This encounter with the white man’s eye made it difficult for Fanon and his fellow men of colours to develop their bodily schema. The consciousness of his body became what he calls a solely negating activity since it makes a black man have a third-person consciousness in relation to his self and the world. Negating because the structuring of one’s self and the world creates what he calls a real dialectic between one’s body and the world. Here it should be reiterated that the world Fanon is referring to is a Manichean world whereby the corporeal or bodily schema implies that a black body is bad. This is a world, which according to Fanon, had some of it’s laboratories spend several years trying to produce a serum for ‘denegrification’ so as to whiten the miserable Negro and thus save him from his burden of corporeal malediction. Keeping faith with his quest for self-identity, Fanon sketched below this corporeal schema as a ‘historico-racial schema’ but as we have noted above, the sources of black man’s custom and thus, his authentic history were virtually wiped out. The implication of this is that Fanon relied on elements provided for him by the other i.e. the white man such as Jaspers who had woven Fanon, a black man out of numerous legends, anecdotes, stories and historicity. Thus, in order for Fanon and any black man of his time to construct his self-identity, it was not enough to just construct a physiological self or to balance space and localise sensations. And Fanon realised this painfully in that train when he couldn’t laugh at the fact that whites were afraid of him. He couldn’t laugh for his corporeal schema, being assailed at various points, crumbled.

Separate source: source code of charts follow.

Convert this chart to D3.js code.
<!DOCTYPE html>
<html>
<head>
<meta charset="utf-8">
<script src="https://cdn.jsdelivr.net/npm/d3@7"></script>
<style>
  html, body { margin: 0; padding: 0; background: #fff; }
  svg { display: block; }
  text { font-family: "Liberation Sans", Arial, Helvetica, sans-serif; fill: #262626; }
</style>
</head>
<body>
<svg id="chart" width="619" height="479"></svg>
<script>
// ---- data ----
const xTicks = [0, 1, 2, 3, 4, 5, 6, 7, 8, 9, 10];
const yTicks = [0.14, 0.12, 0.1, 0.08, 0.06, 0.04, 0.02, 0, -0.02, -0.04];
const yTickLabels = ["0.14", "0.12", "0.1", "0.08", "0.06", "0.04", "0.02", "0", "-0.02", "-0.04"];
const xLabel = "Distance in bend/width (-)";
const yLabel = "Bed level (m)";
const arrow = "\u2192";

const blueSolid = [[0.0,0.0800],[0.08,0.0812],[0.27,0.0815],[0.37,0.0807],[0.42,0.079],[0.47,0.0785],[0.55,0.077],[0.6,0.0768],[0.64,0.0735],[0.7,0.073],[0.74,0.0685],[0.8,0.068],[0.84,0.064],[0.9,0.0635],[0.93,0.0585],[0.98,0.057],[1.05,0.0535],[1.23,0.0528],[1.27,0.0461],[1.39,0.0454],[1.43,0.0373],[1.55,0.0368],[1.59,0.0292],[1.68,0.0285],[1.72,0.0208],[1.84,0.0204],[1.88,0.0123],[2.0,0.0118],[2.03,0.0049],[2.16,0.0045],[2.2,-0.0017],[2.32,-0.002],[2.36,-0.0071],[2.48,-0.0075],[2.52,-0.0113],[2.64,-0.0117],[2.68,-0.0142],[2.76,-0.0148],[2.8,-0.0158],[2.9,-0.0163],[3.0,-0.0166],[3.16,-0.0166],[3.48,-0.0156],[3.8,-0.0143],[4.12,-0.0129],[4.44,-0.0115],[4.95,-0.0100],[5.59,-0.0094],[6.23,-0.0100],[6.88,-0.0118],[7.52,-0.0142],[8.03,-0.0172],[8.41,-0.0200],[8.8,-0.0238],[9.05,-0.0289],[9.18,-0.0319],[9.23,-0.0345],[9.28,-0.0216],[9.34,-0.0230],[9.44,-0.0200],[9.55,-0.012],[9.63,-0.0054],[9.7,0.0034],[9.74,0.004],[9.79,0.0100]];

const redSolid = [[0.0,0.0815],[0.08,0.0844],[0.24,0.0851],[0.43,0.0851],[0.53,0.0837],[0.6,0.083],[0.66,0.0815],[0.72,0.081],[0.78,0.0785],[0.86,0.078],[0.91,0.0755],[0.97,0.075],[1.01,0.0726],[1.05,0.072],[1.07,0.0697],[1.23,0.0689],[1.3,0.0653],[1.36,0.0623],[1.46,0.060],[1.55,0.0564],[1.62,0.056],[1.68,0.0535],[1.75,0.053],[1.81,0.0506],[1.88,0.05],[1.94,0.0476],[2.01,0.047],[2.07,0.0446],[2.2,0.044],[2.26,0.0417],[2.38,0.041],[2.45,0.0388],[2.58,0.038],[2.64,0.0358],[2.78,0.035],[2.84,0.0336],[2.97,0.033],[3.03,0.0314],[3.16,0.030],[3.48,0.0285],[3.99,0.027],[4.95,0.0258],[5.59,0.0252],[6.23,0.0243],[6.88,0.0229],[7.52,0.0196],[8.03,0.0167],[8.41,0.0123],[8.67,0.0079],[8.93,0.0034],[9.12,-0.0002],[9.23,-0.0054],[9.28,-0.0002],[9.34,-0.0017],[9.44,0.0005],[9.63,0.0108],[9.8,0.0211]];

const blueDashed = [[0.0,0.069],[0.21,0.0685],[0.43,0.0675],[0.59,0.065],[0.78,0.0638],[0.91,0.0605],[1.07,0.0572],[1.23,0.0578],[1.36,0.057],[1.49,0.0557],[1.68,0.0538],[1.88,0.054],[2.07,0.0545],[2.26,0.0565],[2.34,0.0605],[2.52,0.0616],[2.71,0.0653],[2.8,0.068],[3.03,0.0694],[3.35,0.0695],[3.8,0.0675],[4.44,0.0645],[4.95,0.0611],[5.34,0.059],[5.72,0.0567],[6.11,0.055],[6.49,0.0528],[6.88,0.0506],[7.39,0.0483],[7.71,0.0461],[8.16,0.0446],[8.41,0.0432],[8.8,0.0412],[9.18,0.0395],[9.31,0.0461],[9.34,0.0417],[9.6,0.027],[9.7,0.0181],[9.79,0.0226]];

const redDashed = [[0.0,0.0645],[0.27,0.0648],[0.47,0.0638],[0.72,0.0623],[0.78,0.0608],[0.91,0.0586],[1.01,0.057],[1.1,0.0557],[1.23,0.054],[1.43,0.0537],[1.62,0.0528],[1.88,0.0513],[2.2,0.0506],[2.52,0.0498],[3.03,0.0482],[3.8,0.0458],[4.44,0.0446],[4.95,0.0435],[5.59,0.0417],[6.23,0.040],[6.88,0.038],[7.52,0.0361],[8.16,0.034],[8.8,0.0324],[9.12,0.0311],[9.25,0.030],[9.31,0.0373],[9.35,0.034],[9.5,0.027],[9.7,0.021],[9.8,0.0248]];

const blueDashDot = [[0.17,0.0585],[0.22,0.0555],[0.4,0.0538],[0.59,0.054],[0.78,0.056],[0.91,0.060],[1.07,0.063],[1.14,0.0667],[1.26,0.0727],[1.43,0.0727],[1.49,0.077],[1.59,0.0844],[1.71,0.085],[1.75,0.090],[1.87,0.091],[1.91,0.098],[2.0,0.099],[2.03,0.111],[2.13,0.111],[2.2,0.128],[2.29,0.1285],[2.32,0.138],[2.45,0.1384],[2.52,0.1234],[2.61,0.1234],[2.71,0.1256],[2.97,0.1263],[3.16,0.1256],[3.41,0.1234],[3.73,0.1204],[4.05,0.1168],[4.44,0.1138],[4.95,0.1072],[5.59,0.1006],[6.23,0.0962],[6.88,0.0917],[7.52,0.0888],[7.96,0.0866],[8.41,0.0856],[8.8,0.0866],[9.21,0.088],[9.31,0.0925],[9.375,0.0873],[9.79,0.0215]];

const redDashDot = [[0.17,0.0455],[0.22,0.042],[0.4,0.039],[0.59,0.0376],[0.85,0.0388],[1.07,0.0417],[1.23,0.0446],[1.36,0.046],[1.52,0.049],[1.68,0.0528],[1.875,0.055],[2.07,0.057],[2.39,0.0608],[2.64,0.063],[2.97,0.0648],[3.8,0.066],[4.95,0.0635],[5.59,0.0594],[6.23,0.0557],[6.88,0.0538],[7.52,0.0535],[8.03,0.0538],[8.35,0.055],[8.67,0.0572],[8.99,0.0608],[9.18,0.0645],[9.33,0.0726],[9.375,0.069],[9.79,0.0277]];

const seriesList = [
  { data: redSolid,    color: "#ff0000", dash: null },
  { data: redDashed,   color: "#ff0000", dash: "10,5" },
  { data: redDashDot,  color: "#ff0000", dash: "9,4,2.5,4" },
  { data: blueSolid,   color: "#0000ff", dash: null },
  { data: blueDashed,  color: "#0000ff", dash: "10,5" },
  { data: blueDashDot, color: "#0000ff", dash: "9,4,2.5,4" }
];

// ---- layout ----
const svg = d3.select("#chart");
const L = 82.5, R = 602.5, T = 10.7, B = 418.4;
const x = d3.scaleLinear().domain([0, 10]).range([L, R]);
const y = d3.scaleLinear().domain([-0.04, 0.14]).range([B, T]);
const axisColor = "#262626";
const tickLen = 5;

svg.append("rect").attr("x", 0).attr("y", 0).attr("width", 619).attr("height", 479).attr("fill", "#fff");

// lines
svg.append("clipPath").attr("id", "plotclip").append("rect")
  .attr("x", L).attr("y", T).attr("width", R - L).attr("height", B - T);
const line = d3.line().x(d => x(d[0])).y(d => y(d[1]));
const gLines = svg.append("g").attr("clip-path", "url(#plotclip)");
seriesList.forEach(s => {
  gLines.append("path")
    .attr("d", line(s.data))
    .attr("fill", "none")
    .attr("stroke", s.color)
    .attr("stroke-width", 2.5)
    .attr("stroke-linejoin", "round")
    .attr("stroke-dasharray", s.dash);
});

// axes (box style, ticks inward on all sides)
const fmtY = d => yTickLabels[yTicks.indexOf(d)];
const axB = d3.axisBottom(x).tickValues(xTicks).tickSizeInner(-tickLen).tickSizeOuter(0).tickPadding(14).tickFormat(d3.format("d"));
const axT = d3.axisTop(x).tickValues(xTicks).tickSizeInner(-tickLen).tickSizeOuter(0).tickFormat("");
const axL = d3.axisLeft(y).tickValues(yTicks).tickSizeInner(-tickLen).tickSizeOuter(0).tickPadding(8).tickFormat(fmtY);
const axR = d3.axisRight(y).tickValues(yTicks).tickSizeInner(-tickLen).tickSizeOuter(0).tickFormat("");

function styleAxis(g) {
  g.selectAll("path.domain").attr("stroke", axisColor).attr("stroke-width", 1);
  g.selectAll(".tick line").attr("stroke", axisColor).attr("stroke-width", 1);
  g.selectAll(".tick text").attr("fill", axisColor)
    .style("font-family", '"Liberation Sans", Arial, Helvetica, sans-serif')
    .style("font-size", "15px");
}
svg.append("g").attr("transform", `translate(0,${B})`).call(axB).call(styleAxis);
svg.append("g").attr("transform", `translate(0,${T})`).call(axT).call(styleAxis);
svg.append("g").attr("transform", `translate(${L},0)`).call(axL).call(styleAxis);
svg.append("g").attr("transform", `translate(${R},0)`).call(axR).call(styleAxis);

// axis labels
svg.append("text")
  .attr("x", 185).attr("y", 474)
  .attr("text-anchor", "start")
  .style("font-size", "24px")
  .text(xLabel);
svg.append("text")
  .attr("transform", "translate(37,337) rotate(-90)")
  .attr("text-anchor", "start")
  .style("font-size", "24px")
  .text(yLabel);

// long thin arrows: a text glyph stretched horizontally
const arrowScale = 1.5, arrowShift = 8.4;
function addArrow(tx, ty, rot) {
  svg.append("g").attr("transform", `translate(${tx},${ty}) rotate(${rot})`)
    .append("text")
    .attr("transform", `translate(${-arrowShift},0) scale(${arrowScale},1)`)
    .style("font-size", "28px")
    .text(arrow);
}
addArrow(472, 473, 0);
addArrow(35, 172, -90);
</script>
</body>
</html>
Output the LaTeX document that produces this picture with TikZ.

Fanon tells us that this crumbling resulted in the corporeal schema being replaced by a ‘racial epidermal schema’. Thus, Fanon’s self-identity formation process entered another phase i.e. from a phase where he was aware of his body in the third person he entered a phase where he was aware of his body in a triple person. In a tone of someone who has discovered himself, he exclaims, ‘I existed triply: I occupied space. I moved toward the other…and the evanescent other, hostile but not opaque, transparent, not there, disappeared. Nausea…’ (Fanon, 1986, p. 112) He realised that like any matter, he as a body occupied space. He also realised that when he moves toward the other he moves as a member of a black race. And he also realised the other is uneasy because of what the other attributes to be the character of the black race in relation to what the other has done during the history of the black race. But contrary to someone who joyfully celebrates his self-discovery, he painfully exclaims: ‘I was responsible at the same time for my body, for my race, for my ancestors. I subjected myself to an objective examination, I discovered my blackness, my ethnic characteristics; and I was battered down by tom-toms, cannibalism, intellectually deficiency, fetichism, racial defects, slave-ships, and above else: ‘sho’ good eatin’.’ (Fanon, 1986, p.112)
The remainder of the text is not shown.